C’est dans cet esprit qu’on a lancé le festival avec le magazine Kiblind, pour créer la version ‘’live’’ de ce qu’ils font sous forme de magazine, pour porter leurs questionnements autour du graphisme et de l’illustration. On va le refaire en octobre prochain, sans pour autant acter qu’on l’accueille éternellement.

Depuis cette année, les Subs participent au festival itinérant Transforme avec le Théâtre de la Cité internationale à Paris, La Comédie de Clermont-Ferrand et le Théâtre National de Bretagne à Rennes, financé par la fondation d’entreprise Hermès. Une collaboration qui vous semblait évidente ?

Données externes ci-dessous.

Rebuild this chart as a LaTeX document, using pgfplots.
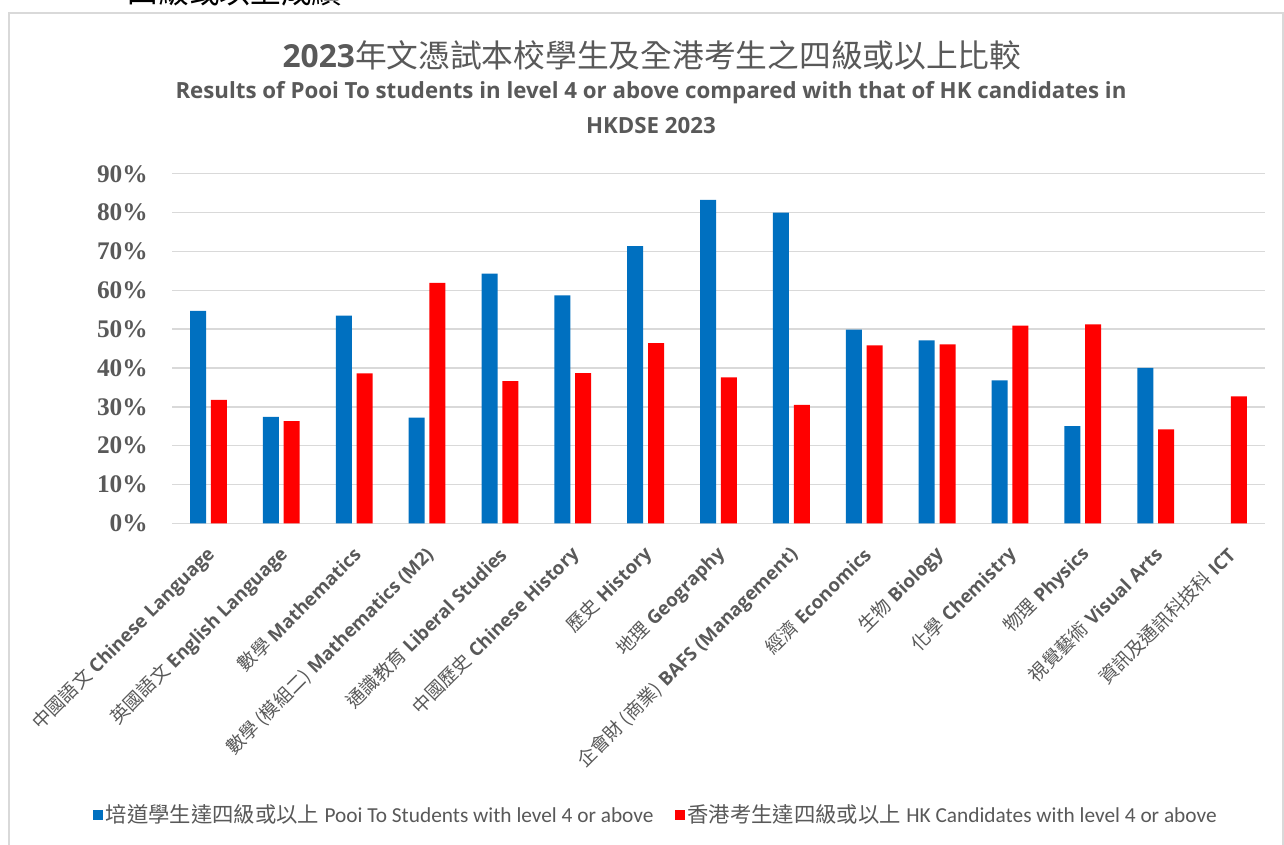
\documentclass[border=0pt]{standalone}
\usepackage{fontspec}
\usepackage{pgfplots}
\pgfplotsset{compat=1.18}
\setmainfont{Open Sans}
\newfontfamily\cjk{Noto Sans CJK TC}
\newfontfamily\tnr{Liberation Serif}
\newfontfamily\carlito{Carlito}
\definecolor{bluebar}{RGB}{0,112,192}
\definecolor{redbar}{RGB}{255,0,0}
\definecolor{txt}{RGB}{89,89,89}
\definecolor{gridc}{RGB}{217,217,217}
\newcommand{\lab}[2]{{\cjk #1} \textbf{#2}}
\begin{document}
\begin{tikzpicture}[x=0.75pt,y=0.75pt]
\useasboundingbox (0,0) rectangle (1284,844);
\clip (0,0) rectangle (1284,844);
\fill[white] (0,0) rectangle (1284,844);
\draw[gridc, line width=1.5pt] (8.5,-10) rectangle (1282.5,830.5);
\node[font=\cjk\fontsize{23}{23}\selectfont, text=black] at (235,852) {四級或以上成績};
\node[font=\fontsize{23.8}{24}\selectfont, text=txt] at (652,789) {\textbf{2023}{\cjk 年文憑試本校學生及全港考生之四級或以上比較}};
\node[font=\bfseries\fontsize{16.7}{17}\selectfont, text=txt] at (651,751) {Results of Pooi To students in level 4 or above compared with that of HK candidates in};
\node[font=\bfseries\fontsize{16.7}{17}\selectfont, text=txt] at (651,718) {HKDSE 2023};
\begin{axis}[
  at={(129pt,240.5pt)}, anchor=south west,
  scale only axis, width=819.75pt, height=262.2pt,
  ybar=3.6pt, bar width=12pt,
  xmin=-0.5, xmax=14.5, ymin=0, ymax=90,
  enlargelimits=false,
  axis line style={draw=none}, tick style={draw=none},
  ymajorgrids, grid style={gridc, line width=1.1pt},
  ytick={0,10,20,30,40,50,60,70,80,90},
  yticklabels={0\%,10\%,20\%,30\%,40\%,50\%,60\%,70\%,80\%,90\%},
  yticklabel style={font=\tnr\bfseries\fontsize{19}{19}\selectfont, text=txt, anchor=east, inner sep=0pt, xshift=-18pt},
  xtick={0,...,14},
  xticklabels={\lab{中國語文}{Chinese Language}, \lab{英國語文}{English Language}, \lab{數學}{Mathematics}, \lab{數學 (模組二)}{Mathematics (M2)}, \lab{通識教育}{Liberal Studies}, \lab{中國歷史}{Chinese History}, \lab{歷史}{History}, \lab{地理}{Geography}, \lab{企會財 (商業)}{BAFS (Management)}, \lab{經濟}{Economics}, \lab{生物}{Biology}, \lab{化學}{Chemistry}, \lab{物理}{Physics}, \lab{視覺藝術}{Visual Arts}, \lab{資訊及通訊科技科}{ICT}},
  xticklabel style={font=\fontsize{14}{14}\selectfont, text=txt, rotate=45, anchor=east, inner sep=0pt, xshift=-10pt, yshift=-13.5pt},
  legend style={at={(0.443,-0.834)}, anchor=center, draw=none, fill=none, legend columns=2, font=\fontsize{16}{16}\selectfont, text=txt, /tikz/every even column/.append style={column sep=14pt}},
  legend image code/.code={\fill[#1] (0pt,-3.75pt) rectangle (7.5pt,3.75pt);},
]
\addplot[fill=bluebar, draw=none] coordinates {
(0,54.7) (1,27.4) (2,53.5) (3,27.2) (4,64.3) (5,58.7) (6,71.4) (7,83.3) (8,80.0) (9,49.9) (10,47.1) (11,36.8) (12,25.0) (13,40.0)};
\addlegendentry{{\cjk 培道學生達四級或以上} {\carlito Pooi To Students with level 4 or above}}
\addplot[fill=redbar, draw=none] coordinates {
(0,31.8) (1,26.3) (2,38.6) (3,61.9) (4,36.6) (5,38.7) (6,46.4) (7,37.6) (8,30.5) (9,45.8) (10,46.1) (11,50.9) (12,51.2) (13,24.2) (14,32.7)};
\addlegendentry{{\cjk 香港考生達四級或以上} {\carlito HK Candidates with level 4 or above}}
\end{axis}
\end{tikzpicture}
\end{document}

C’est une sorte de miracle que j’ai un peu favorisé. La collaboration nous a paru aller de soi car la fondation soutient les mêmes artistes que nous, avec des visées proches en matière de médiation. C’est d’ailleurs un festival qui se prolonge avec des colonies de vacances artistiques et de nombreuses actions pédagogiques. Des adolescents de l’Allier sont venus en résidence aux Subs pendant une semaine pour participer à des ateliers artistiques, on a aussi emmené des étudiants du Crous voir Black lights de Mathilde Monnier à Paris. 

Cela nous a permis de travailler avec d’autres théâtres de France, créant une dynamique de circulation. La diffusion est le maillon faible de notre filière, on espère donc réussir à valoriser ce travail, plutôt que l’idée qu'"une enseigne de luxe vient faire quelque chose aux Subs".